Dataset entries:
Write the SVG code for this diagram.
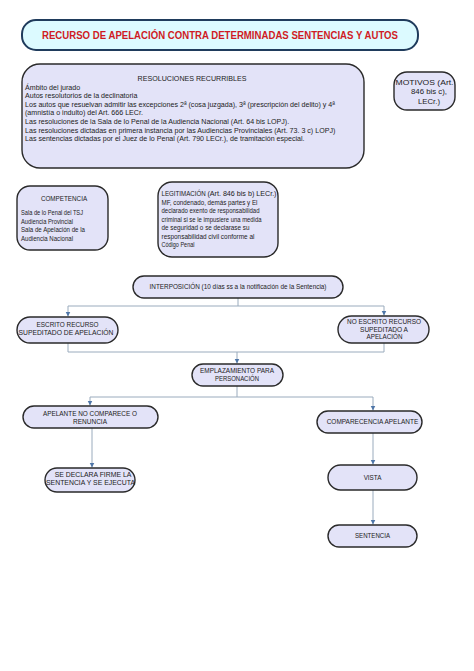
<svg xmlns="http://www.w3.org/2000/svg" width="474" height="671" viewBox="0 0 474 671">
<defs>
<marker id="arr" markerWidth="6" markerHeight="6" refX="5" refY="3" orient="auto" markerUnits="userSpaceOnUse">
<path d="M0,0.5 L5,3 L0,5.5 Z" fill="#4f76a8"/>
</marker>
</defs>
<style>
text{font-family:"Liberation Sans",Arial,sans-serif;fill:#222}
.node{fill:#e3e3f8;stroke:#2a2a2a;stroke-width:1.4}
.t{font-size:6.3px}
.c{text-anchor:middle}
.r{font-size:7.1px}
.conn{fill:none;stroke:#9aabbd;stroke-width:1}
</style>
<rect width="474" height="671" fill="#ffffff"/>
<g id="title">
<rect x="22" y="20" width="396" height="30" rx="14" fill="#dcfaff" stroke="#1f3b5c" stroke-width="2"/>
<text x="220" y="38.5" class="c" style="font-size:10px;font-weight:bold;fill:#d01a24" textLength="356" lengthAdjust="spacingAndGlyphs">RECURSO DE APELACIÓN CONTRA DETERMINADAS SENTENCIAS Y AUTOS</text>
</g>
<g id="resoluciones">
<rect class="node" x="22" y="64" width="342" height="104" rx="18"/>
<text class="r c" x="192" y="80.5">RESOLUCIONES RECURRIBLES</text>
<text class="r" x="25" y="89.5">Ámbito del jurado</text>
<text class="r" x="25" y="98.1">Autos resolutorios de la declinatoria</text>
<text class="r" x="25" y="106.7">Los autos que resuelvan admitir las excepciones 2ª (cosa juzgada), 3ª (prescripción del delito) y 4ª</text>
<text class="r" x="25" y="115.3">(amnistía o indulto) del Art. 666 LECr.</text>
<text class="r" x="25" y="123.9">Las resoluciones  de la Sala de lo Penal de la Audiencia Nacional  (Art. 64 bis LOPJ).</text>
<text class="r" x="25" y="132.5">Las resoluciones dictadas en primera instancia por las Audiencias Provinciales (Art. 73. 3 c) LOPJ)</text>
<text class="r" x="25" y="141.1">Las sentencias dictadas por el Juez de lo Penal (Art. 790 LECr.), de tramitación especial.</text>
</g>
<g id="motivos">
<rect class="node" x="394" y="72" width="61" height="38" rx="13"/>
<text class="c" x="424.5" y="84.5" style="font-size:7.8px" textLength="58" lengthAdjust="spacingAndGlyphs">MOTIVOS (Art.</text>
<text class="c" x="429" y="94" style="font-size:7.8px">846 bis c),</text>
<text class="c" x="429" y="103.5" style="font-size:7.8px">LECr.)</text>
</g>
<g id="competencia">
<rect class="node" x="17" y="186" width="91" height="64" rx="13"/>
<text class="t c" x="64" y="201">COMPETENCIA</text>
<text class="t" x="21" y="215.2" textLength="62" lengthAdjust="spacingAndGlyphs">Sala de lo Penal del TSJ</text>
<text class="t" x="21" y="223.7" textLength="52" lengthAdjust="spacingAndGlyphs">Audiencia Provincial</text>
<text class="t" x="21" y="232.2" textLength="64" lengthAdjust="spacingAndGlyphs">Sala de Apelación de la</text>
<text class="t" x="21" y="240.7" textLength="52" lengthAdjust="spacingAndGlyphs">Audiencia Nacional</text>
</g>
<g id="legitimacion">
<rect class="node" x="158" y="182" width="120" height="75" rx="14"/>
<text class="t" x="161.5" y="196.2" textLength="115" lengthAdjust="spacingAndGlyphs">LEGITIMACIÓN <tspan style="font-size:7.3px">(Art. 846 bis b) LECr.)</tspan></text>
<text class="t" x="161.5" y="204.7" textLength="96" lengthAdjust="spacingAndGlyphs">MF, condenado, demás partes y El</text>
<text class="t" x="161.5" y="213.2" textLength="98" lengthAdjust="spacingAndGlyphs">declarado exento de responsabilidad</text>
<text class="t" x="161.5" y="221.7" textLength="100" lengthAdjust="spacingAndGlyphs">criminal si se le impusiere una medida</text>
<text class="t" x="161.5" y="230.2" textLength="88" lengthAdjust="spacingAndGlyphs">de seguridad o se declarase su</text>
<text class="t" x="161.5" y="238.7" textLength="93" lengthAdjust="spacingAndGlyphs">responsabilidad civil conforme al</text>
<text class="t" x="161.5" y="247.2" textLength="33" lengthAdjust="spacingAndGlyphs">Código Penal</text>
</g>
<g id="connectors">
<path class="conn" d="M238,298 V306 H68 V316.5" marker-end="url(#arr)"/>
<path class="conn" d="M238,306 H384 V315.5" marker-end="url(#arr)"/>
<path class="conn" d="M68,343 V352 H237 V363.5" marker-end="url(#arr)"/>
<path class="conn" d="M384,343 V352 H237"/>
<path class="conn" d="M237,386 V397 H90 V405.5" marker-end="url(#arr)"/>
<path class="conn" d="M237,397 H373 V410.5" marker-end="url(#arr)"/>
<path class="conn" d="M92,428 V467.5" marker-end="url(#arr)"/>
<path class="conn" d="M373,433 V464.5" marker-end="url(#arr)"/>
<path class="conn" d="M373,490 V524.5" marker-end="url(#arr)"/>
</g>
<g id="interposicion">
<rect class="node" x="133" y="276" width="210" height="22" rx="11"/>
<text class="t c" x="238" y="289.2" textLength="177" lengthAdjust="spacingAndGlyphs">INTERPOSICIÓN (10 días ss a la notificación de la Sentencia)</text>
</g>
<g id="escrito">
<rect class="node" x="17" y="317" width="101" height="26" rx="13"/>
<text class="t c" x="67.5" y="327.3" textLength="62" lengthAdjust="spacingAndGlyphs">ESCRITO RECURSO</text>
<text class="t c" x="66" y="335.3" textLength="95" lengthAdjust="spacingAndGlyphs">SUPEDITADO DE APELACIÓN</text>
</g>
<g id="noescrito">
<rect class="node" x="338" y="316" width="91" height="27" rx="13.5"/>
<text class="t c" x="384" y="324.2" textLength="74" lengthAdjust="spacingAndGlyphs">NO ESCRITO RECURSO</text>
<text class="t c" x="384" y="331.7" textLength="48" lengthAdjust="spacingAndGlyphs">SUPEDITADO A</text>
<text class="t c" x="384.5" y="339.2" textLength="36" lengthAdjust="spacingAndGlyphs">APELACIÓN</text>
</g>
<g id="emplazamiento">
<rect class="node" x="192" y="364" width="91" height="22" rx="11"/>
<text class="t c" x="237" y="372.5" textLength="74" lengthAdjust="spacingAndGlyphs">EMPLAZAMIENTO PARA</text>
<text class="t c" x="237" y="380.7" textLength="44" lengthAdjust="spacingAndGlyphs">PERSONACIÓN</text>
</g>
<g id="apelante">
<rect class="node" x="23" y="406" width="135" height="22" rx="11"/>
<text class="t c" x="90" y="416" textLength="94" lengthAdjust="spacingAndGlyphs">APELANTE NO COMPARECE O</text>
<text class="t c" x="90" y="424" textLength="34" lengthAdjust="spacingAndGlyphs">RENUNCIA</text>
</g>
<g id="comparecencia">
<rect class="node" x="317" y="411" width="105" height="22" rx="11"/>
<text class="t c" x="372.5" y="424.2" textLength="91.6" lengthAdjust="spacingAndGlyphs">COMPARECENCIA APELANTE</text>
</g>
<g id="sedeclara">
<rect class="node" x="45" y="468" width="90" height="24" rx="12"/>
<text class="t c" x="93" y="477.3" textLength="76.7" lengthAdjust="spacingAndGlyphs">SE DECLARA FIRME LA</text>
<text class="t c" x="90.5" y="485.3" textLength="89" lengthAdjust="spacingAndGlyphs">SENTENCIA Y SE EJECUTA</text>
</g>
<g id="vista">
<rect class="node" x="328" y="465" width="89" height="25" rx="12.5"/>
<text class="t c" x="372.5" y="479.7">VISTA</text>
</g>
<g id="sentencia">
<rect class="node" x="328" y="525" width="89" height="22" rx="11"/>
<text class="t c" x="372.5" y="538.2" textLength="35" lengthAdjust="spacingAndGlyphs">SENTENCIA</text>
</g>
</svg>
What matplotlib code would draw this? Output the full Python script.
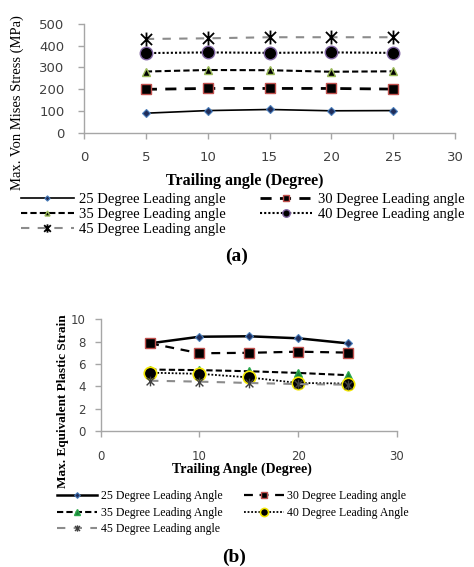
import matplotlib
matplotlib.use("Agg")
import matplotlib.pyplot as plt
from matplotlib.path import Path
import numpy as np

# ---- data ----
trailing = [5, 10, 15, 20, 25]
labels_a = ["25 Degree Leading angle", "30 Degree Leading angle",
            "35 Degree Leading angle", "40 Degree Leading angle",
            "45 Degree Leading angle"]
stress_25 = [89, 101, 106, 100, 101]
stress_30 = [199, 203, 203, 203, 200]
stress_35 = [281, 288, 287, 280, 282]
stress_40 = [366, 369, 367, 369, 367]
stress_45 = [431, 434, 439, 439, 439]

labels_b = ["25 Degree Leading Angle", "30 Degree Leading angle",
            "35 Degree Leading Angle", "40 Degree Leading Angle",
            "45 Degree Leading angle"]
strain_25 = [7.85, 8.44, 8.48, 8.3, 7.85]
strain_30 = [7.85, 6.96, 7.0, 7.1, 7.02]
strain_35 = [5.5, 5.45, 5.35, 5.2, 5.0]
strain_40 = [5.22, 5.12, 4.8, 4.3, 4.25]
strain_45 = [4.5, 4.42, 4.3, 4.2, 4.15]

# asterisk marker (vertical line + X), like the spreadsheet "star"
star = Path([(0, -1), (0, 1), (-0.8, -0.8), (0.8, 0.8), (-0.8, 0.8), (0.8, -0.8)],
            [Path.MOVETO, Path.LINETO, Path.MOVETO, Path.LINETO, Path.MOVETO, Path.LINETO])

W, H = 474, 567
fig = plt.figure(figsize=(W / 100, H / 100), dpi=100)

def ax_rect(l, t, r, b):
    return [l / W, 1 - b / H, (r - l) / W, (b - t) / H]

SPINE = "#a6a6a6"
TICKC = "#404040"

def style(ax, size):
    for s in ["top", "right"]:
        ax.spines[s].set_visible(False)
    for s in ["left", "bottom"]:
        ax.spines[s].set_color(SPINE)
        ax.spines[s].set_linewidth(1.0)
    ax.tick_params(colors=SPINE, labelcolor=TICKC, length=4, width=1.0,
                   direction="out", labelsize=size)
    for lab in ax.get_xticklabels() + ax.get_yticklabels():
        lab.set_family("DejaVu Sans")

# ---------------- (a) ----------------
axa = fig.add_axes(ax_rect(84, 24, 455, 132.5))
la = []
la.append(axa.plot(trailing, stress_25, "-", color="black", lw=1.2, marker="D",
                   ms=4.5, mfc="#1f2d5a", mec="#4a7ebb", mew=0.8)[0])
la.append(axa.plot(trailing, stress_30, color="black", lw=2.0, ls=(0, (4, 3)),
                   marker="s", ms=7, mfc="black", mec="#c0504d", mew=1.0)[0])
la.append(axa.plot(trailing, stress_35, color="black", lw=1.5, ls=(0, (3, 1.5)),
                   marker="^", ms=6, mfc="black", mec="#9bbb59", mew=1.0)[0])
la.append(axa.plot(trailing, stress_40, color="black", lw=1.5, ls=(0, (1, 1)),
                   marker="o", ms=9, mfc="black", mec="#8064a2", mew=1.0)[0])
la.append(axa.plot(trailing, stress_45, color="#8c8c8c", lw=1.5, ls=(0, (4, 4)),
                   marker=star, ms=10, mfc="black", mec="black", mew=1.3)[0])
axa.set_xlim(0, 30)
axa.set_ylim(0, 500)
axa.set_xticks(np.arange(0, 31, 5))
axa.set_yticks(np.arange(0, 501, 100))
axa.tick_params(axis="x", pad=9)
axa.tick_params(axis="y", pad=10)
style(axa, 9.5)

fig.text(17 / W, 1 - 103 / H, "Max. Von Mises Stress (MPa)", rotation=90,
         ha="center", va="center", family="Liberation Serif", fontsize=10.5)
fig.text(245 / W, 1 - 181 / H, "Trailing angle (Degree)", ha="center", va="center",
         family="Liberation Serif", fontweight="bold", fontsize=11.5)

order = [0, 2, 4, 1, 3]
fig.legend([la[i] for i in order], [labels_a[i] for i in order],
           loc="upper left", bbox_to_anchor=(21 / W, 1 - 192.5 / H), ncol=2,
           frameon=False, borderpad=0, borderaxespad=0, handlelength=3.6,
           handletextpad=0.4, columnspacing=2.3, labelspacing=0.14,
           markerscale=0.6,
           prop={"family": "Liberation Serif", "size": 10.5})

fig.text(237 / W, 1 - 256 / H, "(a)", ha="center", va="center",
         family="Liberation Serif", fontweight="bold", fontsize=14)

# ---------------- (b) ----------------
axb = fig.add_axes(ax_rect(100.7, 319.3, 397, 431))
lb = []
lb.append(axb.plot(trailing, strain_25, "-", color="black", lw=1.8, marker="D",
                   ms=4.5, mfc="#1f2d5a", mec="#4a7ebb", mew=0.8)[0])
lb.append(axb.plot(trailing, strain_30, color="black", lw=1.6, ls=(0, (4, 3)),
                   marker="s", ms=7, mfc="black", mec="#c0504d", mew=1.0)[0])
lb.append(axb.plot(trailing, strain_35, color="black", lw=1.5, ls=(0, (3, 1.5)),
                   marker="^", ms=6, mfc="#1a7f3a", mec="#2aa84a", mew=1.0)[0])
lb.append(axb.plot(trailing, strain_40, color="black", lw=1.3, ls=(0, (1, 1)),
                   marker="o", ms=9, mfc="black", mec="#f2e600", mew=1.2)[0])
lb.append(axb.plot(trailing, strain_45, color="#8c8c8c", lw=1.5, ls=(0, (4, 4)),
                   marker=star, ms=7, mfc="#404040", mec="#404040", mew=1.0)[0])
axb.set_xlim(0, 30)
axb.set_ylim(0, 10)
axb.set_xticks(np.arange(0, 31, 10))
axb.set_yticks(np.arange(0, 11, 2))
axb.tick_params(axis="x", pad=10)
axb.tick_params(axis="y", pad=7)
style(axb, 8.5)

fig.text(63 / W, 1 - 401 / H, "Max. Equivalent Plastic Strain", rotation=90,
         ha="center", va="center", family="Liberation Serif", fontweight="bold",
         fontsize=9.5)
fig.text(242 / W, 1 - 469 / H, "Trailing Angle (Degree)", ha="center", va="center",
         family="Liberation Serif", fontweight="bold", fontsize=10)

fig.legend([lb[i] for i in order], [labels_b[i] for i in order],
           loc="upper left", bbox_to_anchor=(57 / W, 1 - 490 / H), ncol=2,
           frameon=False, borderpad=0, borderaxespad=0, handlelength=3.4,
           handletextpad=0.3, columnspacing=1.8, labelspacing=0.4,
           markerscale=0.65,
           prop={"family": "Liberation Serif", "size": 8.5})

fig.text(234 / W, 1 - 557 / H, "(b)", ha="center", va="center",
         family="Liberation Serif", fontweight="bold", fontsize=14)

fig.savefig("out.png", dpi=100)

■ OBJECTIVE:
In the listing above, find the line containing "What matplotlib code" and the line containing "import numpy as np", then write out both of them and every line between, exactly, with no pictures.

■ RESULT:
What matplotlib code would draw this? Output the full Python script.
import matplotlib
matplotlib.use("Agg")
import matplotlib.pyplot as plt
from matplotlib.path import Path
import numpy as np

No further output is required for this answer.